In this high-paced, multi-tasking, modern world, it's natural that you'd want to find a way to multi-task your workout routine, too. Compound dumbbell exercises combine several dumbbell moves into one fluid exercise that works multiple muscle groups. Exercises like a dumbbell clean and press work your entire upper body. To target your full body in one single exercise, try a dumbbell jump-to-squat-thrust exercise. In order to see results, you need to exercise consistently. Aim for at least two to three days per week of strength training, making sure you schedule one full day in between sessions to allow your muscles to rest.

Lunge, Curl and Press

  1. Practice the lunge, curl and press exercise to strengthen your glutes, quadriceps, calves, biceps, shoulders and chest. To start, stand with your feet hip-distance apart, holding a dumbbell in each hand.

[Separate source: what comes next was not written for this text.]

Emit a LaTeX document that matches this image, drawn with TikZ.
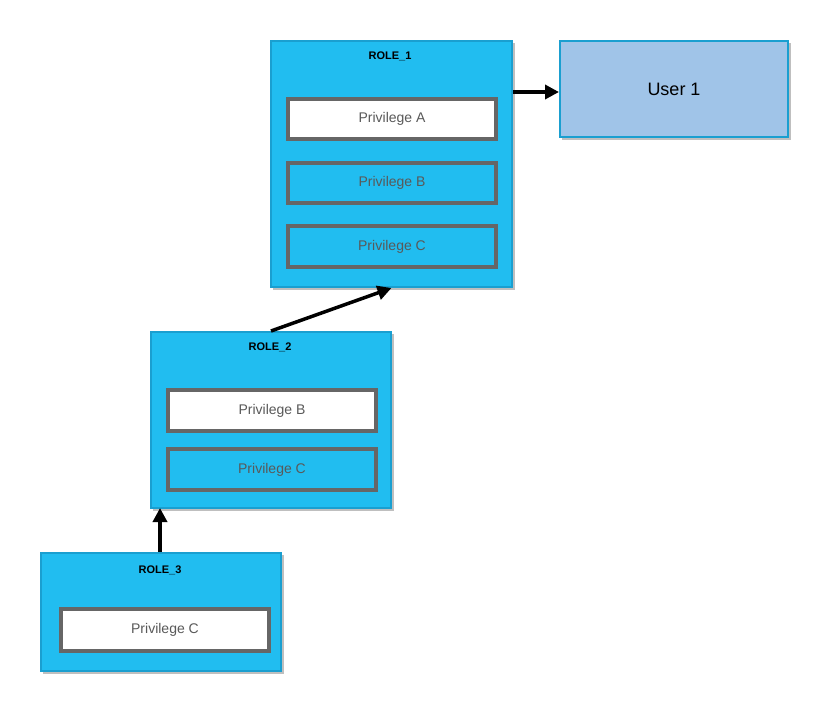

  2. Step forward with your right foot and lower your left knee until it almost touches the floor. The right knee should align directly over the right ankle. As you step into a lunge, curl the dumbbells to the front of your shoulders, engaging your biceps muscles.

  3. Press both dumbbells to the sky, using your shoulder and upper-chest muscles. Ground your right foot into the floor and use your leg and abdominal strength to push yourself back to the standing position.

  4. Repeat the sequence on your left leg for one full repetition. Perform as many lunge, curl and press exercises as you can in 30 seconds. If your muscles are not fatigued by the end of the interval, try increasing the amount of weight you're using. Perform three sets of this exercise, pausing for a rest in between each set.

Dumbbell Clean and Press

  1. Perform a dumbbell clean and press to engage your entire body, including your abs, arms and chest. To start, place one dumbbell one the floor at your feet.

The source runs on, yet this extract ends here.